THE EXERCISE
Leave out any pictures and transcribe all other data below exactly.

TASK INPUTS

··········

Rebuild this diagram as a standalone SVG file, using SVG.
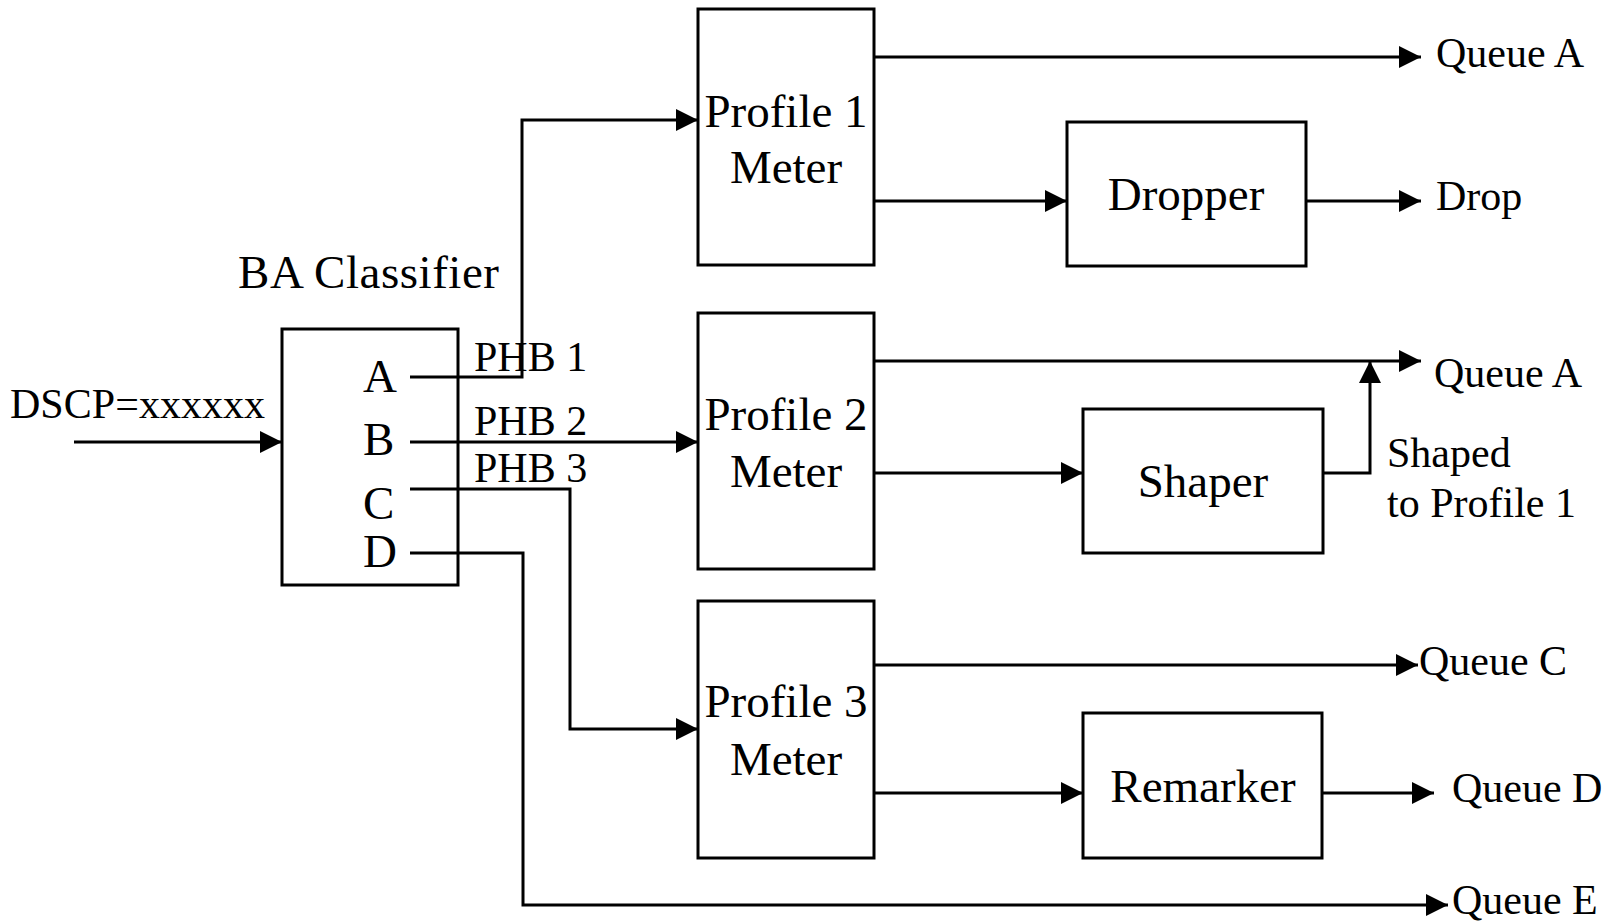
<svg xmlns="http://www.w3.org/2000/svg" width="1613" height="923" viewBox="0 0 1613 923">
<style>
.box{fill:#fff;stroke:#000;stroke-width:3}
.ln{fill:none;stroke:#000;stroke-width:3;marker-end:url(#ah)}
.big{font-family:"Liberation Serif","Times New Roman",serif;font-size:47px;fill:#000}
.sm{font-family:"Liberation Serif","Times New Roman",serif;font-size:42px;fill:#000}
.mid{text-anchor:middle}
</style>
<defs>
<marker id="ah" markerUnits="userSpaceOnUse" markerWidth="24" markerHeight="24" refX="22" refY="11" orient="auto">
<path d="M0,0 L22,11 L0,22 z" fill="#000"/>
</marker>
</defs>
<rect width="1613" height="923" fill="#fff"/>
<g id="connectors">
<path class="ln" d="M74,442 H282"/>
<path class="ln" d="M410,377 H522 V120 H698"/>
<path class="ln" d="M410,442 H698"/>
<path class="ln" d="M410,489 H570 V729 H698"/>
<path class="ln" d="M410,553 H523 V905 H1448"/>
<path class="ln" d="M874,57 H1421"/>
<path class="ln" d="M874,201 H1067"/>
<path class="ln" d="M1306,201 H1421"/>
<path class="ln" d="M874,361 H1421"/>
<path class="ln" d="M874,473 H1083"/>
<path class="ln" d="M1323,473 H1370 V361"/>
<path class="ln" d="M874,665 H1418"/>
<path class="ln" d="M874,793 H1083"/>
<path class="ln" d="M1322,793 H1434"/>
</g>
<g id="classifier">
<rect class="box" x="282" y="329" width="176" height="256" fill-opacity="0"/>
<text class="big" x="238" y="288" textLength="261">BA Classifier</text>
<text class="big" x="363" y="392">A</text>
<text class="big" x="363" y="455">B</text>
<text class="big" x="363" y="519">C</text>
<text class="big" x="363" y="567">D</text>
</g>
<g id="input-label"><text class="sm" x="10" y="418" textLength="255">DSCP=xxxxxx</text></g>
<g id="phb-labels">
<text class="sm" x="474" y="371">PHB 1</text>
<text class="sm" x="474" y="435">PHB 2</text>
<text class="sm" x="474" y="482">PHB 3</text>
</g>
<g id="profile1">
<rect class="box" x="698" y="9" width="176" height="256"/>
<text class="big mid" x="786" y="127">Profile 1</text>
<text class="big mid" x="786" y="183">Meter</text>
</g>
<g id="profile2">
<rect class="box" x="698" y="313" width="176" height="256"/>
<text class="big mid" x="786" y="430">Profile 2</text>
<text class="big mid" x="786" y="487">Meter</text>
</g>
<g id="profile3">
<rect class="box" x="698" y="601" width="176" height="257"/>
<text class="big mid" x="786" y="717">Profile 3</text>
<text class="big mid" x="786" y="775">Meter</text>
</g>
<g id="dropper">
<rect class="box" x="1067" y="122" width="239" height="144"/>
<text class="big mid" x="1186" y="210">Dropper</text>
</g>
<g id="shaper">
<rect class="box" x="1083" y="409" width="240" height="144"/>
<text class="big mid" x="1203" y="497">Shaper</text>
</g>
<g id="remarker">
<rect class="box" x="1083" y="713" width="239" height="145"/>
<text class="big mid" x="1203" y="802">Remarker</text>
</g>
<g id="outputs">
<text class="sm" x="1436" y="67">Queue A</text>
<text class="sm" x="1436" y="210">Drop</text>
<text class="sm" x="1434" y="387">Queue A</text>
<text class="sm" x="1387" y="467">Shaped</text>
<text class="sm" x="1387" y="517">to Profile 1</text>
<text class="sm" x="1419" y="675">Queue C</text>
<text class="sm" x="1452" y="802">Queue D</text>
<text class="sm" x="1452" y="914">Queue E</text>
</g>
</svg>
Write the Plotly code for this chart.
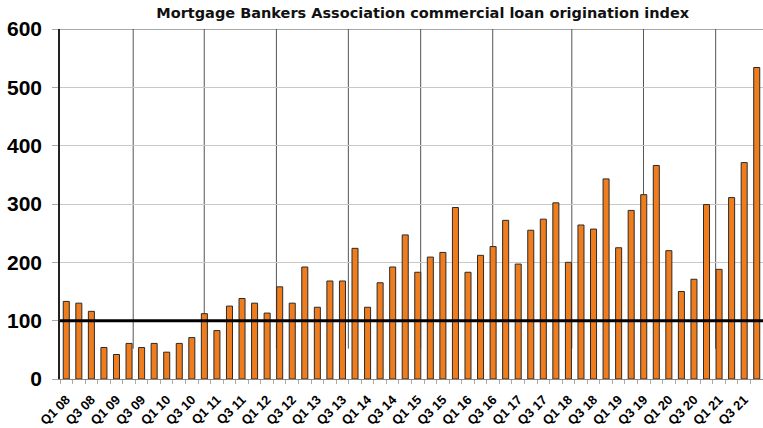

··········

FINAL RESULT
Rebuild this diagram as a standalone SVG file, using SVG.
<svg xmlns="http://www.w3.org/2000/svg" width="1613" height="923" viewBox="0 0 1613 923">
<style>
.box{fill:#fff;stroke:#000;stroke-width:3}
.ln{fill:none;stroke:#000;stroke-width:3;marker-end:url(#ah)}
.big{font-family:"Liberation Serif","Times New Roman",serif;font-size:47px;fill:#000}
.sm{font-family:"Liberation Serif","Times New Roman",serif;font-size:42px;fill:#000}
.mid{text-anchor:middle}
</style>
<defs>
<marker id="ah" markerUnits="userSpaceOnUse" markerWidth="24" markerHeight="24" refX="22" refY="11" orient="auto">
<path d="M0,0 L22,11 L0,22 z" fill="#000"/>
</marker>
</defs>
<rect width="1613" height="923" fill="#fff"/>
<g id="connectors">
<path class="ln" d="M74,442 H282"/>
<path class="ln" d="M410,377 H522 V120 H698"/>
<path class="ln" d="M410,442 H698"/>
<path class="ln" d="M410,489 H570 V729 H698"/>
<path class="ln" d="M410,553 H523 V905 H1448"/>
<path class="ln" d="M874,57 H1421"/>
<path class="ln" d="M874,201 H1067"/>
<path class="ln" d="M1306,201 H1421"/>
<path class="ln" d="M874,361 H1421"/>
<path class="ln" d="M874,473 H1083"/>
<path class="ln" d="M1323,473 H1370 V361"/>
<path class="ln" d="M874,665 H1418"/>
<path class="ln" d="M874,793 H1083"/>
<path class="ln" d="M1322,793 H1434"/>
</g>
<g id="classifier">
<rect class="box" x="282" y="329" width="176" height="256" fill-opacity="0"/>
<text class="big" x="238" y="288" textLength="261">BA Classifier</text>
<text class="big" x="363" y="392">A</text>
<text class="big" x="363" y="455">B</text>
<text class="big" x="363" y="519">C</text>
<text class="big" x="363" y="567">D</text>
</g>
<g id="input-label"><text class="sm" x="10" y="418" textLength="255">DSCP=xxxxxx</text></g>
<g id="phb-labels">
<text class="sm" x="474" y="371">PHB 1</text>
<text class="sm" x="474" y="435">PHB 2</text>
<text class="sm" x="474" y="482">PHB 3</text>
</g>
<g id="profile1">
<rect class="box" x="698" y="9" width="176" height="256"/>
<text class="big mid" x="786" y="127">Profile 1</text>
<text class="big mid" x="786" y="183">Meter</text>
</g>
<g id="profile2">
<rect class="box" x="698" y="313" width="176" height="256"/>
<text class="big mid" x="786" y="430">Profile 2</text>
<text class="big mid" x="786" y="487">Meter</text>
</g>
<g id="profile3">
<rect class="box" x="698" y="601" width="176" height="257"/>
<text class="big mid" x="786" y="717">Profile 3</text>
<text class="big mid" x="786" y="775">Meter</text>
</g>
<g id="dropper">
<rect class="box" x="1067" y="122" width="239" height="144"/>
<text class="big mid" x="1186" y="210">Dropper</text>
</g>
<g id="shaper">
<rect class="box" x="1083" y="409" width="240" height="144"/>
<text class="big mid" x="1203" y="497">Shaper</text>
</g>
<g id="remarker">
<rect class="box" x="1083" y="713" width="239" height="145"/>
<text class="big mid" x="1203" y="802">Remarker</text>
</g>
<g id="outputs">
<text class="sm" x="1436" y="67">Queue A</text>
<text class="sm" x="1436" y="210">Drop</text>
<text class="sm" x="1434" y="387">Queue A</text>
<text class="sm" x="1387" y="467">Shaped</text>
<text class="sm" x="1387" y="517">to Profile 1</text>
<text class="sm" x="1419" y="675">Queue C</text>
<text class="sm" x="1452" y="802">Queue D</text>
<text class="sm" x="1452" y="914">Queue E</text>
</g>
</svg>
Write the Plotly code for this chart.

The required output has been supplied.